Sika’s Burkard Family Appeals to Takeover Panel to Push Deal

The Burkard family, founders of adhesive maker Sika AG, called on Switzerland’s takeover panel to help push through its sale of a stake to Cie. de Saint-Gobain SA and overcome management resistance to the deal.

The panel will review if the family’s planned transfer of a 16.1 percent stake worth 2.75 billion francs ($3 billion), which carries majority voting rights, requires the French buyer to make a public offer for the rest of the company, according to a Sika statement.

The deal has descended into a legal battle that pits the family and the French glassmaker against Sika’s management and minority investors including the Bill & Melinda Gates Foundation. While the Burkards look to monetize their Sika stake to accommodate an enlarged family, Chief Executive Officer Jan Jenisch and Chairman Paul Haelg are leading resistance to the deal amid concern that Saint-Gobain is effectively getting control using just a minority stake.

“The move must be seen as a precautionary measure,” Andreas Durisch, a spokesman for the family’s Schenker Winkler Holding AG investment vehicle, said by phone. Ethos, which is leading a group of Swiss funds against the deal, may file a similar request, he added.

A ruling risks taking years as the case winds its way through courts with the future of a company with more than 16,000 workers and industry-leading margins in the balance.
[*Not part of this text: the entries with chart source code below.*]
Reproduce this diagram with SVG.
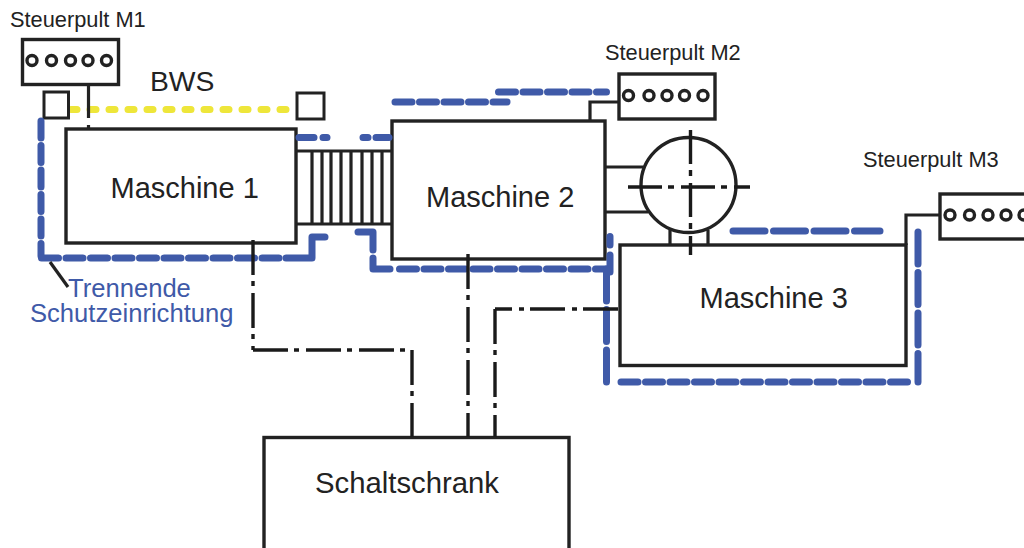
<svg xmlns="http://www.w3.org/2000/svg" width="1024" height="548" viewBox="0 0 1024 548">
<style>
text{font-family:"Liberation Sans",Arial,sans-serif;fill:#222}
.big{font-size:29px}
.sm{font-size:21.800px}
.box{fill:#fff;stroke:#222;stroke-width:3.4}
.ln{fill:none;stroke:#222;stroke-width:3.2}
.thin{fill:none;stroke:#222;stroke-width:3}
.dd{fill:none;stroke:#1a1a1a;stroke-width:3.4;stroke-dasharray:35 6 5 7}
.mc{fill:none;stroke:#1a1a1a;stroke-width:3.4;stroke-dasharray:34 6 6 7}
.bl{fill:none;stroke:#3f5aa8;stroke-width:7;stroke-linecap:round;stroke-linejoin:round;stroke-dasharray:17 7.500}
.blL{fill:none;stroke:#3f5aa8;stroke-width:7;stroke-linecap:round;stroke-linejoin:round;stroke-dasharray:32 8.500}
.blS{fill:none;stroke:#3f5aa8;stroke-width:7;stroke-linecap:round;stroke-linejoin:round}
.ye{fill:none;stroke:#eee63a;stroke-width:7;stroke-linecap:round;stroke-dasharray:6 13}
.k{fill:#fff;stroke:#222;stroke-width:3.4}
.lab{font-size:25.600px;fill:#3f5aa8}
</style>
<rect width="1024" height="548" fill="#fff"/>
<g id="conveyor">
<path class="ln" d="M296 151H392M296 224H392M312 151V224M322 151V224M331 151V224M341 151V224M351 151V224M362 151V224M372 151V224M382 151V224"/>
</g>
<g id="maschine-1"><rect class="box" x="66" y="129" width="230" height="114"/><text class="big" x="110.500" y="198">Maschine 1</text></g>
<g id="maschine-2"><rect class="box" x="392" y="121" width="213" height="138"/><text class="big" x="426" y="207">Maschine 2</text></g>
<g id="maschine-3"><rect class="box" x="620" y="245" width="286" height="120.500"/><text class="big" x="699.500" y="308">Maschine 3</text></g>
<g id="schaltschrank"><rect class="box" x="264" y="437.500" width="305" height="120"/><text class="big" x="315" y="493" style="font-size:29.300px">Schaltschrank</text></g>
<g id="motor">
<path class="ln" d="M605 167H643M605 212H648M670 230V245M708 230V245"/>
<circle cx="688.500" cy="185" r="47.500" fill="#fff" stroke="#222" stroke-width="3.400"/>
<path class="mc" d="M628 187H750"/>
<path class="mc" d="M690.500 130V255"/>
</g>
<g id="steuerpult-m1">
<rect class="box" x="22.500" y="39.500" width="96" height="45"/>
<circle class="k" cx="32" cy="60.500" r="5"/><circle class="k" cx="51.500" cy="60.500" r="5"/><circle class="k" cx="70.500" cy="60.500" r="5"/><circle class="k" cx="88" cy="60.500" r="5"/><circle class="k" cx="106.500" cy="60.500" r="5"/>
<text class="sm" x="10" y="27">Steuerpult M1</text>
</g>
<g id="steuerpult-m2">
<rect class="box" x="619" y="74" width="96" height="45"/>
<circle class="k" cx="628.500" cy="95.500" r="5"/><circle class="k" cx="649" cy="95.500" r="5"/><circle class="k" cx="667" cy="95.500" r="5"/><circle class="k" cx="684.500" cy="95.500" r="5"/><circle class="k" cx="703" cy="95.500" r="5"/>
<text class="sm" x="605" y="60">Steuerpult M2</text>
</g>
<g id="steuerpult-m3">
<rect class="box" x="940" y="194" width="96" height="45"/>
<circle class="k" cx="950" cy="215" r="5"/><circle class="k" cx="969.500" cy="215" r="5"/><circle class="k" cx="988" cy="215" r="5"/><circle class="k" cx="1006" cy="215" r="5"/><circle class="k" cx="1024" cy="215" r="5"/>
<text class="sm" x="863" y="167">Steuerpult M3</text>
</g>
<g id="bws">
<path class="ye" d="M71 109.500H295"/>
<rect class="thin" x="44" y="92" width="24.500" height="26"/>
<rect class="thin" x="297" y="93" width="27" height="26"/>
<text x="150" y="90.500" style="font-size:28.300px">BWS</text>
</g>
<g id="connectors">
<path class="ln" d="M88.500 84V118M88.500 125V129M619 102H590V120M940 215H906V245"/>
<path class="bl" d="M41 121V256"/>
<path class="bl" d="M41.500 258H282"/>
<path class="blS" d="M286 258H312V237H325"/>
<path class="blS" d="M299 137.500H314M323 137.500H327M389 137.500H376M368 137.500H363"/>
<path class="blS" d="M358 232H373V250"/>
<path class="blS" d="M373 258V269H390"/>
<path class="bl" d="M399.500 269H606"/>
<path class="blS" d="M610 236.500V245M610 255V272"/>
<path class="blL" d="M606.500 382V265"/>
<path class="bl" d="M395 102H507M498.500 92H606.500"/>
<path class="blL" d="M733 231H880"/>
<path class="blL" d="M918 232V382"/>
<path class="bl" d="M621 382H915"/>
<path class="dd" d="M253 240V350"/>
<path class="dd" d="M253 350H412"/>
<path class="dd" d="M412 350V437"/>
<path class="dd" d="M468 254V437"/>
<path class="dd" d="M618 309H495"/>
<path class="dd" d="M495 309V437"/>
<path class="ln" d="M50 262L68 287"/>
</g>
<g id="label-schutz">
<text class="lab" x="68" y="297">Trennende</text>
<text class="lab" x="30" y="322">Schutzeinrichtung</text>
</g>
</svg>
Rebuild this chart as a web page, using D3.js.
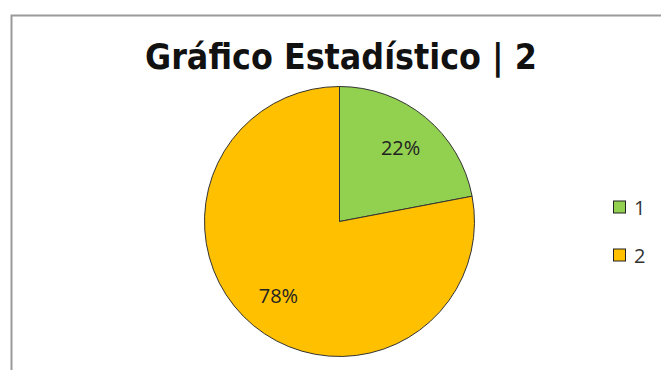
<!DOCTYPE html>
<html><head><meta charset="utf-8">
<script src="https://cdn.jsdelivr.net/npm/d3@7"></script>
<style>body{margin:0;background:#fff}svg{display:block}</style>
</head><body>
<script>
const categories = ["1", "2"];
const values = [22, 78];
const colors = ["#92D050", "#FFC000"];
const title = "Gráfico Estadístico | 2";

const W = 661, H = 370;
const svg = d3.select("body").append("svg").attr("width", W).attr("height", H);

svg.append("rect").attr("x", 11.5).attr("y", 15.5).attr("width", 700).attr("height", 400)
  .attr("fill", "#fff").attr("stroke", "#9a9a9a").attr("stroke-width", 2);

const t = svg.append("text").attr("x", 341).attr("y", 69).attr("text-anchor", "middle")
  .attr("font-family", "'DejaVu Sans', sans-serif").attr("font-weight", "bold")
  .attr("font-size", 35).attr("fill", "#111").text(title);
const tw = t.node().getComputedTextLength();
if (Math.abs(tw - 392) > 4) t.attr("textLength", 392).attr("lengthAdjust", "spacingAndGlyphs");

const cx = 339.5, cy = 221.5, r = 135;
const pie = d3.pie().sort(null).value(d => d)(values);
const arc = d3.arc().innerRadius(0).outerRadius(r);
const g = svg.append("g").attr("transform", `translate(${cx},${cy})`);
g.selectAll("path").data(pie).join("path").attr("d", arc)
  .attr("fill", (d, i) => colors[i]).attr("stroke", "#333").attr("stroke-width", 1);

const total = d3.sum(values);
const labelArc = d3.arc().innerRadius(r * 0.71).outerRadius(r * 0.71);
g.selectAll("text").data(pie).join("text")
  .attr("transform", d => `translate(${labelArc.centroid(d)})`)
  .attr("text-anchor", "middle").attr("dominant-baseline", "central")
  .attr("font-family", "'Open Sans', sans-serif").attr("font-size", 20).attr("fill", "#222")
  .text(d => Math.round(d.data / total * 100) + "%");

const leg = svg.append("g");
const ly = d3.scalePoint().domain(categories).range([207, 255]);
categories.forEach((c, i) => {
  leg.append("rect").attr("x", 613.5).attr("y", ly(c) - 6).attr("width", 12).attr("height", 12)
    .attr("fill", colors[i]).attr("stroke", "#222").attr("stroke-width", 1);
  leg.append("text").attr("x", 634).attr("y", ly(c)).attr("dominant-baseline", "central")
    .attr("font-family", "'Open Sans', sans-serif").attr("font-size", 20).attr("fill", "#333").text(c);
});
</script>
</body></html>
Saint-Gobain CEO Pierre-Andre de Chalendar today offered to meet Sika managers where he’d seek to allay their concerns that the transaction would hurt growth and profitability.

“Our two companies know each other well,” de Chalendar wrote in a letter to the managers, stressing the “shared values” and “complementarity” of the two groups. He said Saint-Gobain’s decision to comply with the contract signed with the Burkards was irrevocable.